TASK TO CARRY OUT: Set down the lines that begin at the top of the records and end with the line containing "const binWidth = 20;", and drop every picture.

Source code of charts

____

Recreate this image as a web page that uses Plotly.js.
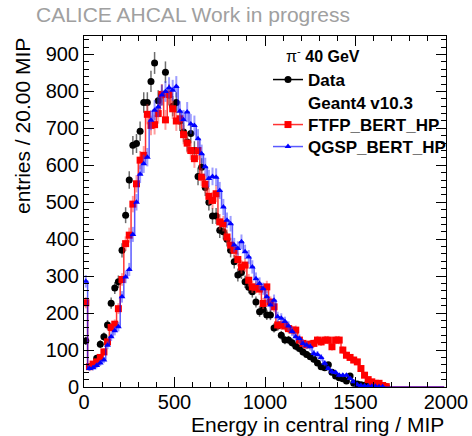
<!DOCTYPE html>
<html>
<head>
<meta charset="utf-8">
<script src="https://cdn.plot.ly/plotly-3.0.1.min.js"></script>
<style>html,body{margin:0;padding:0;background:#fff;}#plot{width:472px;height:436px;}</style>
</head>
<body>
<div id="plot"></div>
<script>
// Histogram binning (MIP)
const binStart = 0;
const binWidth = 20;

// Data (entries per 20 MIP bin, bins 0-20, 20-40, ...)
const dataCounts = [
 125, 55, 60, 78, 116, 136, 168, 227, 268, 285,
 370, 465, 560, 654, 659, 692, 770, 770, 827, 877,
 775, 790, 852, 790, 760, 770, 720, 690, 663, 686,
 640, 570, 595, 540, 500, 463, 463, 424, 420, 400,
 370, 339, 303, 310, 285, 270, 258, 230, 204, 210,
 195, 195, 160, 165, 140, 127, 127, 120, 110, 104,
 95, 88, 82, 75, 65, 55, 52, 60, 40, 30,
 25, 22, 16, 30, 10, 8, 6, 5, 4, 3,
 3, 2, 1, 1, 0, 0, 0, 0, 0, 0,
 0, 0, 0, 0, 0, 0, 0, 0, 0, 0
];

// Geant4 v10.3 FTFP_BERT_HP
const ftfpCounts = [
 228, 55, 62, 68, 80, 95, 122, 161, 170, 212,
 291, 388, 411, 495, 550, 614, 627, 738, 708, 710,
 740, 792, 723, 792, 753, 720, 726, 683, 660, 640,
 618, 640, 568, 549, 516, 505, 523, 447, 442, 406,
 384, 370, 345, 325, 330, 289, 271, 270, 265, 226,
 271, 230, 217, 168, 168, 165, 158, 154, 154, 127,
 118, 114, 116, 118, 127, 122, 127, 127, 109, 127,
 127, 100, 86, 80, 73, 68, 50, 32, 20, 14,
 10, 10, 4, 1, 0, 0, 0, 0, 0, 0,
 0, 0, 0, 0, 0, 0, 0, 0, 0, 0
];

// Geant4 v10.3 QGSP_BERT_HP
const qgspCounts = [
 286, 50, 52, 58, 65, 73, 113, 136, 152, 163,
 244, 298, 318, 413, 500, 576, 604, 622, 722, 749,
 758, 790, 800, 810, 803, 813, 746, 723, 744, 712,
 708, 672, 631, 596, 564, 570, 568, 532, 487, 451,
 442, 384, 375, 393, 366, 352, 325, 293, 280, 266,
 244, 222, 235, 190, 186, 177, 165, 150, 136, 131,
 118, 113, 109, 91, 88, 80, 64, 50, 41, 39,
 32, 32, 32, 23, 14, 6, 4, 3, 3, 2,
 2, 1, 1, 0, 0, 0, 0, 0, 0, 0,
 0, 0, 0, 0, 0, 0, 0, 0, 0, 0
];

const seriesNames = ['Data', 'Geant4 v10.3', 'FTFP_BERT_HP', 'QGSP_BERT_HP'];
const xTickVals = [0, 500, 1000, 1500, 2000];
const yTickVals = [0, 100, 200, 300, 400, 500, 600, 700, 800, 900];

const FONT = 'Liberation Sans, Arial, Helvetica, sans-serif';
const x0 = binStart + binWidth / 2;
const nz = arr => arr.map(v => v > 0 ? v : null);

const RED_LINE = 'rgba(255,0,0,0.8)';
const BLUE_LINE = 'rgba(0,0,255,0.65)';

const traces = [
  // data points
  {
    type: 'scatter', mode: 'markers', showlegend: false,
    x0: x0, dx: binWidth, y: nz(dataCounts),
    marker: {symbol: 'circle', size: 7, color: '#000'},
    error_y: {type: 'sqrt', color: 'rgba(60,60,60,0.75)', thickness: 1.5, width: 0}
  },
  // FTFP histogram line
  {
    type: 'scatter', mode: 'lines', showlegend: false,
    x0: x0, dx: binWidth, y: ftfpCounts,
    line: {shape: 'hvh', color: RED_LINE, width: 1.5}
  },
  // FTFP markers + errors
  {
    type: 'scatter', mode: 'markers', showlegend: false,
    x0: x0, dx: binWidth, y: nz(ftfpCounts),
    marker: {symbol: 'square', color: '#ff0000', size: 7},
    error_y: {type: 'sqrt', color: 'rgba(255,60,60,0.5)', thickness: 2, width: 0}
  },
  // QGSP histogram line
  {
    type: 'scatter', mode: 'lines', showlegend: false,
    x0: x0, dx: binWidth, y: qgspCounts,
    line: {shape: 'hvh', color: BLUE_LINE, width: 1.5}
  },
  // QGSP markers + errors
  {
    type: 'scatter', mode: 'markers', showlegend: false,
    x0: x0, dx: binWidth, y: nz(qgspCounts),
    marker: {symbol: 'triangle-up', color: '#0000ff', size: 6},
    error_y: {type: 'sqrt', color: 'rgba(60,60,255,0.5)', thickness: 2, width: 0}
  },
  // legend entries (one legend box per row)
  {
    name: seriesNames[0], legend: 'legend', type: 'scatter', mode: 'lines+markers', x: [null], y: [null],
    line: {color: '#000', width: 1.5}, marker: {symbol: 'circle', size: 7, color: '#000'}
  },
  {
    name: seriesNames[1], legend: 'legend2', type: 'scatter', mode: 'lines', x: [null], y: [null],
    line: {width: 0, color: 'rgba(0,0,0,0)'}
  },
  {
    name: seriesNames[2], legend: 'legend3', type: 'scatter', mode: 'lines+markers', x: [null], y: [null],
    line: {color: RED_LINE, width: 1.5}, marker: {symbol: 'square', size: 7, color: '#ff0000'}
  },
  {
    name: seriesNames[3], legend: 'legend4', type: 'scatter', mode: 'lines+markers', x: [null], y: [null],
    line: {color: BLUE_LINE, width: 1.5}, marker: {symbol: 'triangle-up', size: 6, color: '#0000ff'}
  }
];

const axisCommon = {
  showline: true, linecolor: '#000', linewidth: 1, mirror: 'ticks',
  ticks: 'inside', ticklen: 10, tickwidth: 1, tickcolor: '#000',
  showgrid: false, zeroline: false,
  tickfont: {family: FONT, size: 20, color: '#000'}
};

const legendAt = yPx => ({
  x: (268 - 84) / 362, xanchor: 'left',
  y: 1 - (yPx - 36) / 351, yanchor: 'middle',
  bgcolor: 'rgba(0,0,0,0)', borderwidth: 0,
  font: {family: FONT, size: 17, color: '#000', weight: 'bold'}
});

const layout = {
  width: 472, height: 436,
  margin: {l: 84, r: 26, t: 36, b: 49, pad: 0},
  paper_bgcolor: '#fff', plot_bgcolor: '#fff',
  showlegend: true,
  title: {
    text: 'CALICE AHCAL Work in progress',
    font: {family: FONT, size: 21, color: '#a0a0a0'},
    xref: 'container', yref: 'container',
    x: 36 / 472, xanchor: 'left', y: 1 - 15 / 436, yanchor: 'middle'
  },
  xaxis: Object.assign({}, axisCommon, {
    range: [0, 2000], tickvals: xTickVals, ticktext: xTickVals.map(String),
    ticklabelstandoff: -3,
    minor: {dtick: 100, ticklen: 5, ticks: 'inside', tickcolor: '#000', showgrid: false}
  }),
  yaxis: Object.assign({}, axisCommon, {
    range: [0, 950], tickvals: yTickVals, ticktext: yTickVals.map(String),
    minor: {dtick: 20, ticklen: 5, ticks: 'inside', tickcolor: '#000', showgrid: false}
  }),
  legend: legendAt(80),
  legend2: legendAt(102.5),
  legend3: legendAt(125),
  legend4: legendAt(147),
  annotations: [
    {
      text: 'π<sup>-</sup> <b>40 GeV</b>', xref: 'paper', yref: 'paper',
      x: (284 - 84) / 362, xanchor: 'left', y: 1 - (55 - 36) / 351, yanchor: 'middle',
      showarrow: false, font: {family: FONT, size: 16, color: '#000'}
    },
    {
      text: 'Energy in central ring / MIP', xref: 'paper', yref: 'paper',
      x: 1, xanchor: 'right', y: -(424 - 387) / 351, yanchor: 'middle',
      showarrow: false, font: {family: FONT, size: 21, color: '#000'}
    },
    {
      text: 'entries / 20.00 MIP', xref: 'paper', yref: 'paper', textangle: -90,
      x: (22 - 84) / 362, xanchor: 'center', y: 1, yanchor: 'top',
      showarrow: false, font: {family: FONT, size: 21, color: '#000'}
    }
  ]
};

Plotly.newPlot('plot', traces, layout, {staticPlot: true, displayModeBar: false});
</script>
</body>
</html>
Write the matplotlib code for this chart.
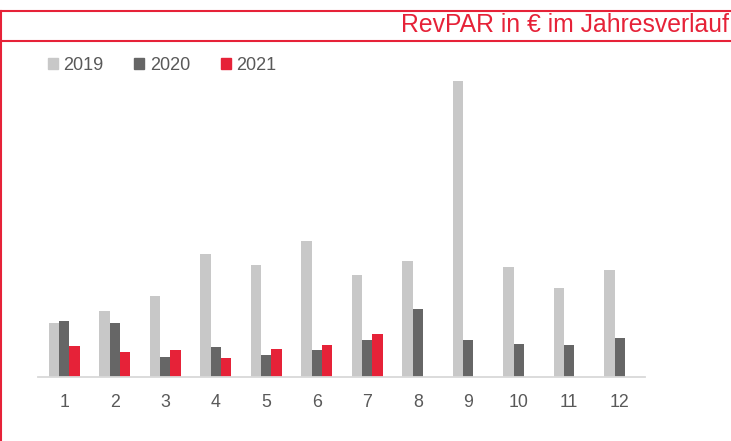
import matplotlib
matplotlib.use("Agg")
import matplotlib.pyplot as plt
import numpy as np
from matplotlib.patches import Patch
from matplotlib.lines import Line2D

months = ["1", "2", "3", "4", "5", "6", "7", "8", "9", "10", "11", "12"]
rev_2019 = [27.0, 32.9, 40.3, 61.5, 56.2, 67.8, 50.8, 57.8, 147.8, 55.0, 44.7, 53.5]
rev_2020 = [28.0, 26.8, 10.0, 15.2, 11.2, 13.7, 18.3, 33.8, 18.5, 16.5, 16.2, 19.5]
rev_2021 = [15.7, 12.3, 13.5, 9.3, 13.8, 16.0, 21.3]
series_labels = ["2019", "2020", "2021"]
title = "RevPAR in € im Jahresverlauf"

RED = "#e62238"
colors = ["#c8c8c8", "#666666", RED]

plt.rcParams['font.family'] = ['Liberation Sans', 'DejaVu Sans']

fig = plt.figure(figsize=(7.31, 4.41), dpi=100)
ax = fig.add_axes([38/731, (441-377)/441, (645-38)/731, 307/441])

x = np.arange(1, len(months) + 1)
w = 0.204
ax.bar(x - w, rev_2019, width=w, color=colors[0], label=series_labels[0])
ax.bar(x, rev_2020, width=w, color=colors[1], label=series_labels[1])
ax.bar(x[:len(rev_2021)] + w, rev_2021, width=w, color=colors[2], label=series_labels[2])

ax.set_xlim(0.48, 12.5)
ax.set_ylim(0, 153.5)
ax.set_xticks(x)
ax.set_xticklabels(months)
ax.set_yticks([])
for s in ["top", "right", "left"]:
    ax.spines[s].set_visible(False)
ax.spines["bottom"].set_color("#d9d9d9")
ax.spines["bottom"].set_linewidth(1.3)
ax.tick_params(axis="x", length=0, pad=12, labelsize=12.8, labelcolor="#595959")

handles = [Patch(color=c) for c in colors]
fig.legend(handles, series_labels, loc="upper left", bbox_to_anchor=(48/731, 1 - 57/441),
           ncol=3, frameon=False, borderpad=0, borderaxespad=0, fontsize=13,
           handlelength=0.55, handleheight=0.55, handletextpad=0.3, columnspacing=1.7,
           labelcolor="#595959")

fig.text(729/731, 1 - 24.5/441, title, ha="right", va="center", fontsize=17.8, color=RED)

lw = 1.5
fig.add_artist(Line2D([0, 1], [1 - 10.5/441] * 2, color=RED, lw=lw, transform=fig.transFigure))
fig.add_artist(Line2D([0, 1], [1 - 41/441] * 2, color=RED, lw=lw, transform=fig.transFigure))
fig.add_artist(Line2D([1/731] * 2, [0, 1 - 10.5/441], color=RED, lw=lw, transform=fig.transFigure))

fig.savefig("out.png", dpi=100)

____

FINISHED ANSWER:
Recreate this image as a web page that uses Plotly.js.
<!DOCTYPE html>
<html>
<head>
<meta charset="utf-8">
<script src="https://cdn.plot.ly/plotly-3.0.1.min.js"></script>
<style>html,body{margin:0;padding:0;background:#fff;}#plot{width:472px;height:436px;}</style>
</head>
<body>
<div id="plot"></div>
<script>
// Histogram binning (MIP)
const binStart = 0;
const binWidth = 20;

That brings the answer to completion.